━━━━━ Task inputs ━━━━━

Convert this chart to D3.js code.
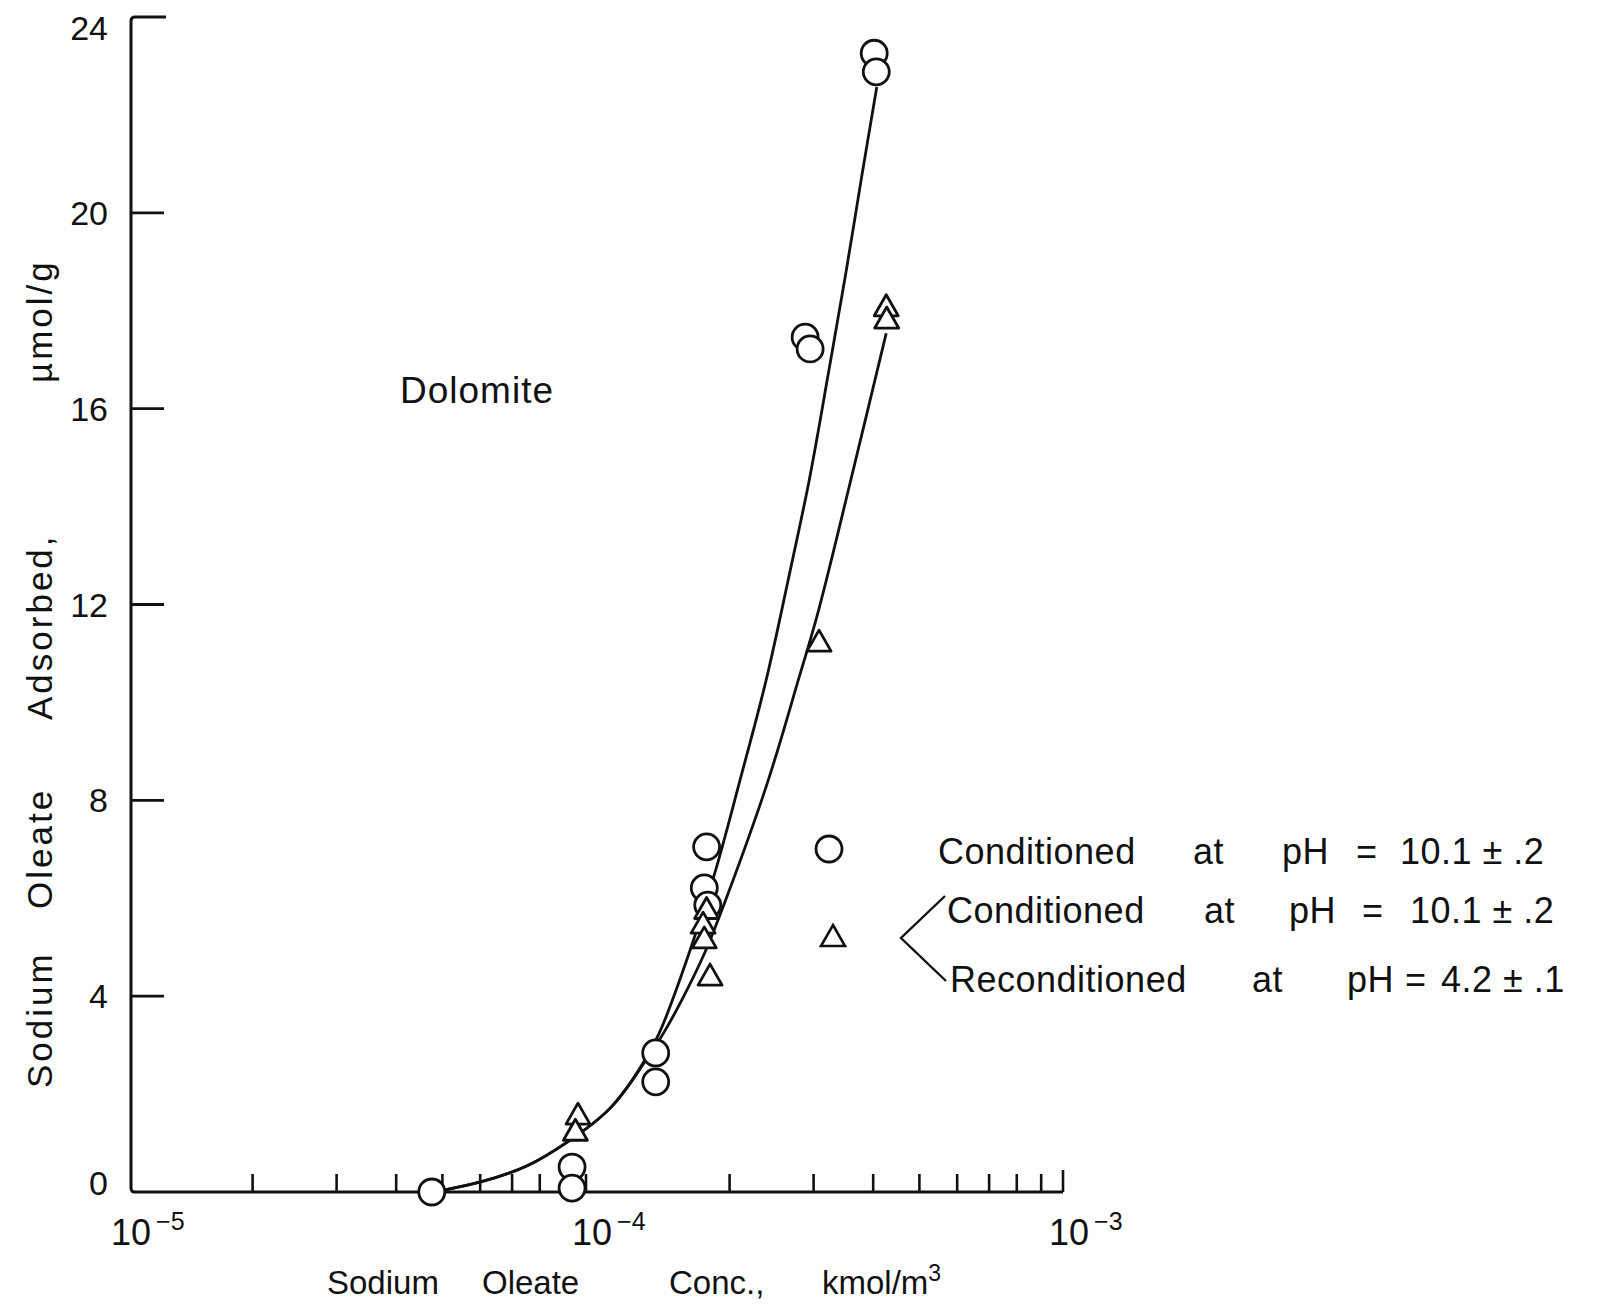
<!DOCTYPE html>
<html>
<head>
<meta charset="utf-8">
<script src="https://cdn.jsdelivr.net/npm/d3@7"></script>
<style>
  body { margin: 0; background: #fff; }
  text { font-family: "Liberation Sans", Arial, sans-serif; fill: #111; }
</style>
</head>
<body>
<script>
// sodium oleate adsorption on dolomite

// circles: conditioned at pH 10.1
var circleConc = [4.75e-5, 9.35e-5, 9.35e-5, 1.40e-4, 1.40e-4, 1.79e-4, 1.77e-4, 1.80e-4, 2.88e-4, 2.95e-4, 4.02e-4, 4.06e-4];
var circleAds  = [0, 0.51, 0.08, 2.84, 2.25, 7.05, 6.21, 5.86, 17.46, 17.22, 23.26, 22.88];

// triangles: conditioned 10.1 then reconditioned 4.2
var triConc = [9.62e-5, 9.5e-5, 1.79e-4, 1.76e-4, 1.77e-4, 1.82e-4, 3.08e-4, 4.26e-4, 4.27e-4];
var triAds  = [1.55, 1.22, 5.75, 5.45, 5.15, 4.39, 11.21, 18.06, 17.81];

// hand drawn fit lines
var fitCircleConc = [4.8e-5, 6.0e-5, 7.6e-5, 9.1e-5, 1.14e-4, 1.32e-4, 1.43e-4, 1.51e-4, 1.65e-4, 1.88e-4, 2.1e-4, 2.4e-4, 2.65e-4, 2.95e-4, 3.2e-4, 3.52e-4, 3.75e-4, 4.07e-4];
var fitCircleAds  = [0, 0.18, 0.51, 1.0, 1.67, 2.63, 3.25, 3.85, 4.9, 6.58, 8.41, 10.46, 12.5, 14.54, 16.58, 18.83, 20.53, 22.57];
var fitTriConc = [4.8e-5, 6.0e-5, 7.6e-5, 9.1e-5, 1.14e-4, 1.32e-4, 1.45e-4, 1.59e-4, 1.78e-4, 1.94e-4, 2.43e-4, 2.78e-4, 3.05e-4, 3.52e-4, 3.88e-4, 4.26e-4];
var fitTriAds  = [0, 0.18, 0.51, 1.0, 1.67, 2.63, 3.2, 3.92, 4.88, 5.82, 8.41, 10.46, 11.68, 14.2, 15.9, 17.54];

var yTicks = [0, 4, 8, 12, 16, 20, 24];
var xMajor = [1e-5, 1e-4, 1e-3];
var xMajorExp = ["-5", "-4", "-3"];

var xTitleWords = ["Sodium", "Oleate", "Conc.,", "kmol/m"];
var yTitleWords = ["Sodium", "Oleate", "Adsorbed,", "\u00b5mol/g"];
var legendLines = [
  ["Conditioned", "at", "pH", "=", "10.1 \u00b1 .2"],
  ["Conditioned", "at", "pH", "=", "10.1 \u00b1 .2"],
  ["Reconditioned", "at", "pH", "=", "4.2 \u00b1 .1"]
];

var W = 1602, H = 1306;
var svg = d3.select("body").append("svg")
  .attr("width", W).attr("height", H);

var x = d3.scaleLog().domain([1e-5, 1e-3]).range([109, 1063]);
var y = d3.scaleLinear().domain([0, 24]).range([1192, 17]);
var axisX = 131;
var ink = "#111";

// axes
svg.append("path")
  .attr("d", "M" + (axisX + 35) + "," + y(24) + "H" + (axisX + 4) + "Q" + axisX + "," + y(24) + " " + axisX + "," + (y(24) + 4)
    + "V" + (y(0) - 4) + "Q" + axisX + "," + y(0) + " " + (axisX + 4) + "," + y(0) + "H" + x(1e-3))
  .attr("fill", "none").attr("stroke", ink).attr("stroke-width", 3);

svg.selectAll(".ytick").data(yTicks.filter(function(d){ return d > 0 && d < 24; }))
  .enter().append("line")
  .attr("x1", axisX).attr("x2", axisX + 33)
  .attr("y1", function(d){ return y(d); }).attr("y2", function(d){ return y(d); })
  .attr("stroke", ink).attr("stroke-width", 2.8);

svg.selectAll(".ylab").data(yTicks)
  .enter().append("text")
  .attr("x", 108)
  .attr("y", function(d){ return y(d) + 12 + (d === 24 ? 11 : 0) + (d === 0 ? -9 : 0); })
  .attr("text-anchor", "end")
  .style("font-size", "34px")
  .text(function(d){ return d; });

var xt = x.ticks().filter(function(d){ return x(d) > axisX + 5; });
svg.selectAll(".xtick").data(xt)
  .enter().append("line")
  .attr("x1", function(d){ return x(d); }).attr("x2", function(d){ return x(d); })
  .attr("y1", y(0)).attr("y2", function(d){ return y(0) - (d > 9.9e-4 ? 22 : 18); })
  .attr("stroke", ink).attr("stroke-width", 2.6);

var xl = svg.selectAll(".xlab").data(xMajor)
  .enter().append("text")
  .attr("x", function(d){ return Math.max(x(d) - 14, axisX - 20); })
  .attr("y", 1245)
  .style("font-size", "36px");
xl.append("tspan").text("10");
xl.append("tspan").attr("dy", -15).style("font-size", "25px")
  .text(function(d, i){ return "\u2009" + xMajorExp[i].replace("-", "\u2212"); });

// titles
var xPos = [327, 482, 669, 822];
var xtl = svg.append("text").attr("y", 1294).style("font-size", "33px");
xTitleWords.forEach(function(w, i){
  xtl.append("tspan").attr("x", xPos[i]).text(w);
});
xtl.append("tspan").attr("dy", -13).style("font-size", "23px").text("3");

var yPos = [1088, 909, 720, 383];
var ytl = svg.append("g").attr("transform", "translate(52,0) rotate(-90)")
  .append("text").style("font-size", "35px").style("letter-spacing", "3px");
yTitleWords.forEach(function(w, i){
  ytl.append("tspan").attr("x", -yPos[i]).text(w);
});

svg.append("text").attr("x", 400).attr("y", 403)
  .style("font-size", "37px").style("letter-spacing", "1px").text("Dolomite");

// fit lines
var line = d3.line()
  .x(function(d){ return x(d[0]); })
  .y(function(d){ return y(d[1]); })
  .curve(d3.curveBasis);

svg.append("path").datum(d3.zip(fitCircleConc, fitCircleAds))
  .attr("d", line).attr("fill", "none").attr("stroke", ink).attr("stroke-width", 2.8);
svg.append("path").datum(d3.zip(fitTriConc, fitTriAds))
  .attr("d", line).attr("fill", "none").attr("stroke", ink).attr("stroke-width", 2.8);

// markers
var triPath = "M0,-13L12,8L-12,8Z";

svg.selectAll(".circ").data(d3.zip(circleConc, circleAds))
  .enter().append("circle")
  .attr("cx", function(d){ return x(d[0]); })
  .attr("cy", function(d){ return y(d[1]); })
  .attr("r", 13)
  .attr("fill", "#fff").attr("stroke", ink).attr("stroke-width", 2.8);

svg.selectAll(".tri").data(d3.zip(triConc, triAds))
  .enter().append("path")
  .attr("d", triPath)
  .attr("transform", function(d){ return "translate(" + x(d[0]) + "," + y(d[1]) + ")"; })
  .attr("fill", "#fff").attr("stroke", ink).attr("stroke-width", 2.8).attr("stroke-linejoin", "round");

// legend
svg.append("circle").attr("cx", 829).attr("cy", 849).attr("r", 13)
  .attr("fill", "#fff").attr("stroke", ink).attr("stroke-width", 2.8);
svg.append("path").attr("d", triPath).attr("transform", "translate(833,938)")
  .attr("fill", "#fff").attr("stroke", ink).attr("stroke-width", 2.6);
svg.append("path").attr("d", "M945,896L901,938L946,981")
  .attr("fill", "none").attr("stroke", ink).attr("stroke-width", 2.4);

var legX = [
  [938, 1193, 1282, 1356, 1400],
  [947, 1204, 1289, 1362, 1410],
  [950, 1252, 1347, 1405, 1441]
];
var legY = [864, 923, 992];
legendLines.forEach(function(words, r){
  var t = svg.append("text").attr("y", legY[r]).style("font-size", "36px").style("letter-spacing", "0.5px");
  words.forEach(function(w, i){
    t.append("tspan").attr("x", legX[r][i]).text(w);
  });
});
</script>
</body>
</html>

━━━━━
━━━━━ Task inputs ━━━━━

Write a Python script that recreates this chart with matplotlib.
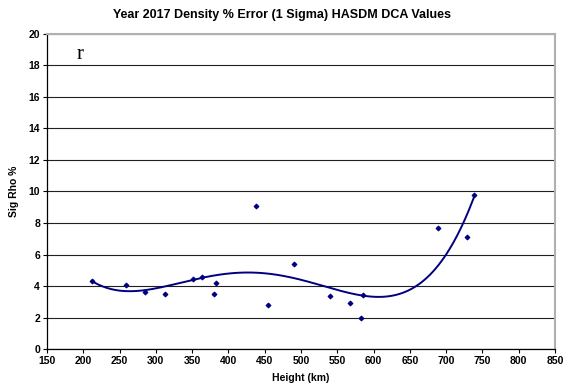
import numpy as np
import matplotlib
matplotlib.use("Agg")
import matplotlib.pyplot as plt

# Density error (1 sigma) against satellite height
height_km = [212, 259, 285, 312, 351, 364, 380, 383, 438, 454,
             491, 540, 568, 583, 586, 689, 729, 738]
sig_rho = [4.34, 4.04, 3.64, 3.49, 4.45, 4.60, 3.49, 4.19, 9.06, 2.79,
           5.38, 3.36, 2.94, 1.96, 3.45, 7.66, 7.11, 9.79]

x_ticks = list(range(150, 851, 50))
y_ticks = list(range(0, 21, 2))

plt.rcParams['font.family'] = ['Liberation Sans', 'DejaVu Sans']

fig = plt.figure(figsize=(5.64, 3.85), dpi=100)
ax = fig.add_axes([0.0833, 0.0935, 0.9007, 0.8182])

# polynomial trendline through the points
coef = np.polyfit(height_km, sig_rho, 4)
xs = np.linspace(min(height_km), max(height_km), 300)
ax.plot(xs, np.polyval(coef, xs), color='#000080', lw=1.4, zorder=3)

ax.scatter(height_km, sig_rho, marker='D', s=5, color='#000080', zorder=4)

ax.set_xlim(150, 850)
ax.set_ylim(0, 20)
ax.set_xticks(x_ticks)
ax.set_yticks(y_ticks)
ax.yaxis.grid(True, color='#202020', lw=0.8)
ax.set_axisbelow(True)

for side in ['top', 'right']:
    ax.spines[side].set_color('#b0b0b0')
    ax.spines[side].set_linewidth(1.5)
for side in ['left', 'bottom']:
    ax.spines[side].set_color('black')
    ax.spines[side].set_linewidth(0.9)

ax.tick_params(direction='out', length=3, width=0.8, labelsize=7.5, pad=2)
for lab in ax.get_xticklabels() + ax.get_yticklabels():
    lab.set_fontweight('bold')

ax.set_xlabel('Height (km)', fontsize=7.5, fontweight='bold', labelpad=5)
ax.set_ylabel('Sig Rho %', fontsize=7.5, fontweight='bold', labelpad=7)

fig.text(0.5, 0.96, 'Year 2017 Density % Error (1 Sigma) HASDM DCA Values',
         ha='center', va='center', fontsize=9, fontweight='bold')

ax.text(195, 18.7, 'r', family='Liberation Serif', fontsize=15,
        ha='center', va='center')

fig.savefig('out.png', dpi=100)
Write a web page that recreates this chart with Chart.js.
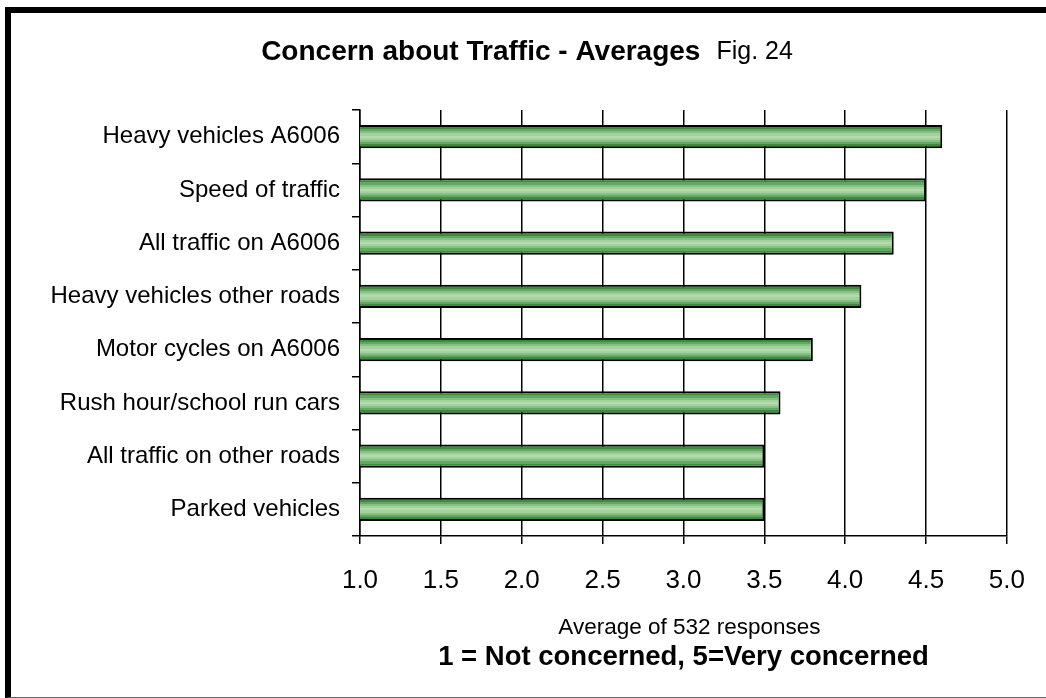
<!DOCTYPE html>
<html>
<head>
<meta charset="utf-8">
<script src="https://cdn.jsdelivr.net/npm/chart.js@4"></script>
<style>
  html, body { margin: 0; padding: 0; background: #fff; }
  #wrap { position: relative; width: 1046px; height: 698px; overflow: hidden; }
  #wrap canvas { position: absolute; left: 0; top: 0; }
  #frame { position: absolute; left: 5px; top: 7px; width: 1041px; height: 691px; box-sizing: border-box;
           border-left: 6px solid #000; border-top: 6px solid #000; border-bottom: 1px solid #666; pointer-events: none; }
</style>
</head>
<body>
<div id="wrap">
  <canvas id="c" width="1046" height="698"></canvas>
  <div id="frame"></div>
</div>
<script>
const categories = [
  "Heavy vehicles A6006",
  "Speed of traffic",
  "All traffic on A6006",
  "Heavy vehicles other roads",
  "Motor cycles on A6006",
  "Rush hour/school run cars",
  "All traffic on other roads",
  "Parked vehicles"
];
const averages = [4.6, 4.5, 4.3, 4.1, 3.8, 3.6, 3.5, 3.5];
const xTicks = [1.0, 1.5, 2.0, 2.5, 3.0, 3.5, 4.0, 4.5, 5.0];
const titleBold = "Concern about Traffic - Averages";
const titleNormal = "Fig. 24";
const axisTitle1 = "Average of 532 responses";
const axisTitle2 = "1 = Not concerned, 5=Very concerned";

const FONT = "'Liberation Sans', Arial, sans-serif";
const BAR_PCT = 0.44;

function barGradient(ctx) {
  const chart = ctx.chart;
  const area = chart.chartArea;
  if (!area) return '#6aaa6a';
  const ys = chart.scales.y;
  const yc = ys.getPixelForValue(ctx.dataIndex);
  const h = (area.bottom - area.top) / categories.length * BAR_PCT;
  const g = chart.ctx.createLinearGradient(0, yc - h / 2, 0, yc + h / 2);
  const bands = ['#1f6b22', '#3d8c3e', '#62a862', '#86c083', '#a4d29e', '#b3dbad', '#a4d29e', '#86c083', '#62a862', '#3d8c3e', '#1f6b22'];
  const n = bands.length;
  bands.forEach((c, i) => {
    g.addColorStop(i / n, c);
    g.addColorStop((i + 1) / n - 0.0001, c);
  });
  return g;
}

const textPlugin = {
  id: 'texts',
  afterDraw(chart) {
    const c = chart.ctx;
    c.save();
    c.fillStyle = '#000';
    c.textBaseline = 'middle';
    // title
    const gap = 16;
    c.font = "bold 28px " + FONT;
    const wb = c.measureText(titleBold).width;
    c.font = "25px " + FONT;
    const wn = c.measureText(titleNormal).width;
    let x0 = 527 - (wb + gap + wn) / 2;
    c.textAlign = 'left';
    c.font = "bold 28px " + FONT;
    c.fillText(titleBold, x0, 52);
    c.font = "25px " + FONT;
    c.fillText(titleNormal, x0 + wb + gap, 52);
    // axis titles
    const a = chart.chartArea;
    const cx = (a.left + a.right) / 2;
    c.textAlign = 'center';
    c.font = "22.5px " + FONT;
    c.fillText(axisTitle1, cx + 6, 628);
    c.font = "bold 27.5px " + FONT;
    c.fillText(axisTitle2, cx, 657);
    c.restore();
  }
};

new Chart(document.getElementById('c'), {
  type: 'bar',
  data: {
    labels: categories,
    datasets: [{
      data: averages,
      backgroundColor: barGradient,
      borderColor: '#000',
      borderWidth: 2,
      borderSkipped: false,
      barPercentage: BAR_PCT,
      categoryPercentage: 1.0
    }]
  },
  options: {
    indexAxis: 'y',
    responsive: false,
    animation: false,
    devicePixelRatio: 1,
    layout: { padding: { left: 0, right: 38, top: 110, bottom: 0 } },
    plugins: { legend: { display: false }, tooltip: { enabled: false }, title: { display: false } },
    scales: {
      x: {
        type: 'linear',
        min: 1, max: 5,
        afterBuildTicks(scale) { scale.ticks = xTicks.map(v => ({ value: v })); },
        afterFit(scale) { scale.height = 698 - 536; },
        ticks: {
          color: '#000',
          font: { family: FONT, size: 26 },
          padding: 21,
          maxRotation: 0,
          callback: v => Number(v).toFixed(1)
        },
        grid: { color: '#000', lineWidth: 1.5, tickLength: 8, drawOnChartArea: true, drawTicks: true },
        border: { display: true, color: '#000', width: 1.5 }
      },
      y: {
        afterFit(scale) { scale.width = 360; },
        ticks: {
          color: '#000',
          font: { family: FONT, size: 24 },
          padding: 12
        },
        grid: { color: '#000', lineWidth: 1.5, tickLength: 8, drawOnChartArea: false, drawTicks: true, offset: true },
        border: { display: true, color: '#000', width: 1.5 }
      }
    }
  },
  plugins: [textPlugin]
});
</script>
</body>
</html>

━━━━━
━━━━━ Task inputs ━━━━━

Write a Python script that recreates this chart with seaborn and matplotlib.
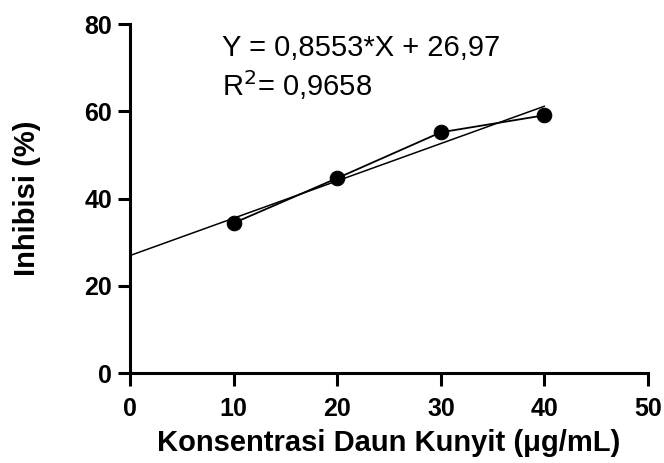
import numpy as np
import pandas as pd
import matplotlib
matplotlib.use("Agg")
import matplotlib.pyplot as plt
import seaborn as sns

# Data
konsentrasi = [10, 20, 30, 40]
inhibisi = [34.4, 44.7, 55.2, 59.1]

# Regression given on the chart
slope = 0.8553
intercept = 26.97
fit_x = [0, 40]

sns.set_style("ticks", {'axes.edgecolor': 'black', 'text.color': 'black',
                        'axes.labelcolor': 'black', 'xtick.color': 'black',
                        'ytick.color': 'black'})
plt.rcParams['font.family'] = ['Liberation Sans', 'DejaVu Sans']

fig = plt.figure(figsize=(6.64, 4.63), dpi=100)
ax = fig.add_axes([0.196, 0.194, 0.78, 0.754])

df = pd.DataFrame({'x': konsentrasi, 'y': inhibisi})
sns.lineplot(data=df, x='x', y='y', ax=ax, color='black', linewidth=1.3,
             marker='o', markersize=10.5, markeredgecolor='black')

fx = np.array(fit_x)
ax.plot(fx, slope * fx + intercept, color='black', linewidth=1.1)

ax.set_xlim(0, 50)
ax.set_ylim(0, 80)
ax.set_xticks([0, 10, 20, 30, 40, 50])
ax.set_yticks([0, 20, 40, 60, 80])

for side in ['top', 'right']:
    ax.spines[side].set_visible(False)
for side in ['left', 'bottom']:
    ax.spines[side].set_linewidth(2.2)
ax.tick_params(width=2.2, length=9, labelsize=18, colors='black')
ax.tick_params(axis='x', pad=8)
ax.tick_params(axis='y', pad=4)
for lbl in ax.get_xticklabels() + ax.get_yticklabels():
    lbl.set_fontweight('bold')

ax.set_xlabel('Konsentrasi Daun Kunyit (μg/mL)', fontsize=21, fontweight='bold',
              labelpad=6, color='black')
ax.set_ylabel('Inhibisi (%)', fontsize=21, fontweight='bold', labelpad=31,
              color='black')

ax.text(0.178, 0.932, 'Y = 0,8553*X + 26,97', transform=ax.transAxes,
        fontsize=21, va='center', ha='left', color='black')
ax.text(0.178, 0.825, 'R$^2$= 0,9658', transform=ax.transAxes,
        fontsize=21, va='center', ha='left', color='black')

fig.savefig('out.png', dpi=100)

━━━━━

> **The problem**:
Transcribe the lines between the one holding "Write a Python script that recreates this chart with seaborn" and the one holding "fit_x = [0, 40]", inclusive, and leave out any pictures.

> **Answer to the problem**:
Write a Python script that recreates this chart with seaborn and matplotlib.
import numpy as np
import pandas as pd
import matplotlib
matplotlib.use("Agg")
import matplotlib.pyplot as plt
import seaborn as sns

# Data
konsentrasi = [10, 20, 30, 40]
inhibisi = [34.4, 44.7, 55.2, 59.1]

# Regression given on the chart
slope = 0.8553
intercept = 26.97
fit_x = [0, 40]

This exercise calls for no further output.